- _Extracted records_
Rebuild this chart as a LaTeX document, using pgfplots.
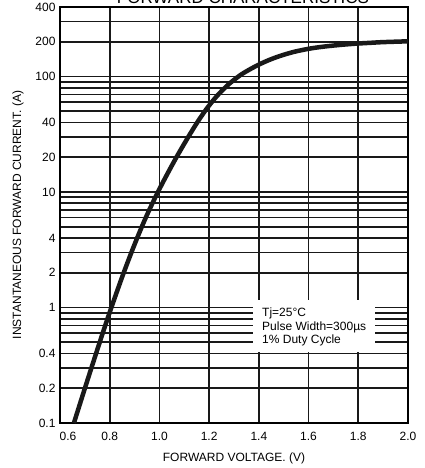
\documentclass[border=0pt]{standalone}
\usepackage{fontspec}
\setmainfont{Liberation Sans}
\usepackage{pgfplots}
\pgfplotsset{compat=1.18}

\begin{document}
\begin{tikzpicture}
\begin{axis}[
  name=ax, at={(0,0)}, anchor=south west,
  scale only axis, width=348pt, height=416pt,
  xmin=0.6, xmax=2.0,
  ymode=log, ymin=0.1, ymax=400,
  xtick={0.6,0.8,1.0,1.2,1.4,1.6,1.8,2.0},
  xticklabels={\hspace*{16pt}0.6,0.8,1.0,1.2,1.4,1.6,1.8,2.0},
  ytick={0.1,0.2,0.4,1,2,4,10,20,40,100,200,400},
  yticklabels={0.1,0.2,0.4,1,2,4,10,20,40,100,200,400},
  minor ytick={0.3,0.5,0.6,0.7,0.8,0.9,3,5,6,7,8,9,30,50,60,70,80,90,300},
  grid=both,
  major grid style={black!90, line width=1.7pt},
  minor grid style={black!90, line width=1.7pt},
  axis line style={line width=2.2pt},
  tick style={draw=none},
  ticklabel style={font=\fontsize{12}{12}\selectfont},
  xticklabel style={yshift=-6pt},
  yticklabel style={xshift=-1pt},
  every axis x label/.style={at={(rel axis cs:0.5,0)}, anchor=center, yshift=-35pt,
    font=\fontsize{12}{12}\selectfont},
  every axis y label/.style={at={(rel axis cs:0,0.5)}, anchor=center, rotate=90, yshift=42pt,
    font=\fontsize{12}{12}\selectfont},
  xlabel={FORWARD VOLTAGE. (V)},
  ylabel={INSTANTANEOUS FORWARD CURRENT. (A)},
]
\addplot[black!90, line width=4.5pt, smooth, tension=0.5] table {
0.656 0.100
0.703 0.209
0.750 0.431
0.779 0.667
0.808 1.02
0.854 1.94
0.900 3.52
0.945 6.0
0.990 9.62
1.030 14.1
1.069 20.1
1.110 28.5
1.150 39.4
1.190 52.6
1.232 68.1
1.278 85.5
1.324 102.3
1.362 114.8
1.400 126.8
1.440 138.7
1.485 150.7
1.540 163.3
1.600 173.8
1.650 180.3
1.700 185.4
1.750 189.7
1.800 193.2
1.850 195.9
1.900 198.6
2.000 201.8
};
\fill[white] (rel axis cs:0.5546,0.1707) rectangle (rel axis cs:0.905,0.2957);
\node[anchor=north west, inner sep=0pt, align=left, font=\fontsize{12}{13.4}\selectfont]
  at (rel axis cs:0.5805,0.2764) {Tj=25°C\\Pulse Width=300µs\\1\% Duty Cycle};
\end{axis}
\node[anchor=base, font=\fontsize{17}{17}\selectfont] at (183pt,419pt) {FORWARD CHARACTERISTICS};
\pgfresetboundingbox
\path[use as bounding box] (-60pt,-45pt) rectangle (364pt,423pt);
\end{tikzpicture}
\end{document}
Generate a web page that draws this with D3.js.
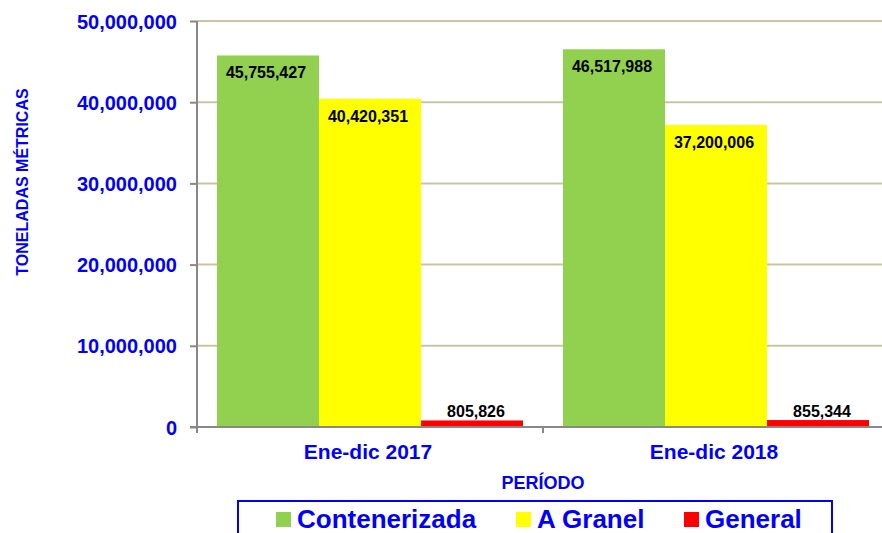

- _EXERCISE REQUIREMENTS_
Print out the material word for word, omitting the pictures.

- _EXPECTED ANSWER_
Rebuild this chart as a LaTeX document, using pgfplots.
\documentclass[border=0pt]{standalone}
\usepackage{fontspec}
\setmainfont{Liberation Sans}
\usepackage{pgfplots}
\pgfplotsset{compat=1.18}

\begin{document}
\begin{tikzpicture}
\begin{axis}[
  name=ax, at={(0,0)}, anchor=south west,
  scale only axis, width=348pt, height=416pt,
  xmin=0.6, xmax=2.0,
  ymode=log, ymin=0.1, ymax=400,
  xtick={0.6,0.8,1.0,1.2,1.4,1.6,1.8,2.0},
  xticklabels={\hspace*{16pt}0.6,0.8,1.0,1.2,1.4,1.6,1.8,2.0},
  ytick={0.1,0.2,0.4,1,2,4,10,20,40,100,200,400},
  yticklabels={0.1,0.2,0.4,1,2,4,10,20,40,100,200,400},
  minor ytick={0.3,0.5,0.6,0.7,0.8,0.9,3,5,6,7,8,9,30,50,60,70,80,90,300},
  grid=both,
  major grid style={black!90, line width=1.7pt},
  minor grid style={black!90, line width=1.7pt},
  axis line style={line width=2.2pt},
  tick style={draw=none},
  ticklabel style={font=\fontsize{12}{12}\selectfont},
  xticklabel style={yshift=-6pt},
  yticklabel style={xshift=-1pt},
  every axis x label/.style={at={(rel axis cs:0.5,0)}, anchor=center, yshift=-35pt,
    font=\fontsize{12}{12}\selectfont},
  every axis y label/.style={at={(rel axis cs:0,0.5)}, anchor=center, rotate=90, yshift=42pt,
    font=\fontsize{12}{12}\selectfont},
  xlabel={FORWARD VOLTAGE. (V)},
  ylabel={INSTANTANEOUS FORWARD CURRENT. (A)},
]
\addplot[black!90, line width=4.5pt, smooth, tension=0.5] table {
0.656 0.100
0.703 0.209
0.750 0.431
0.779 0.667
0.808 1.02
0.854 1.94
0.900 3.52
0.945 6.0
0.990 9.62
1.030 14.1
1.069 20.1
1.110 28.5
1.150 39.4
1.190 52.6
1.232 68.1
1.278 85.5
1.324 102.3
1.362 114.8
1.400 126.8
1.440 138.7
1.485 150.7
1.540 163.3
1.600 173.8
1.650 180.3
1.700 185.4
1.750 189.7
1.800 193.2
1.850 195.9
1.900 198.6
2.000 201.8
};
\fill[white] (rel axis cs:0.5546,0.1707) rectangle (rel axis cs:0.905,0.2957);
\node[anchor=north west, inner sep=0pt, align=left, font=\fontsize{12}{13.4}\selectfont]
  at (rel axis cs:0.5805,0.2764) {Tj=25°C\\Pulse Width=300µs\\1\% Duty Cycle};
\end{axis}
\node[anchor=base, font=\fontsize{17}{17}\selectfont] at (183pt,419pt) {FORWARD CHARACTERISTICS};
\pgfresetboundingbox
\path[use as bounding box] (-60pt,-45pt) rectangle (364pt,423pt);
\end{tikzpicture}
\end{document}
Generate a web page that draws this with D3.js.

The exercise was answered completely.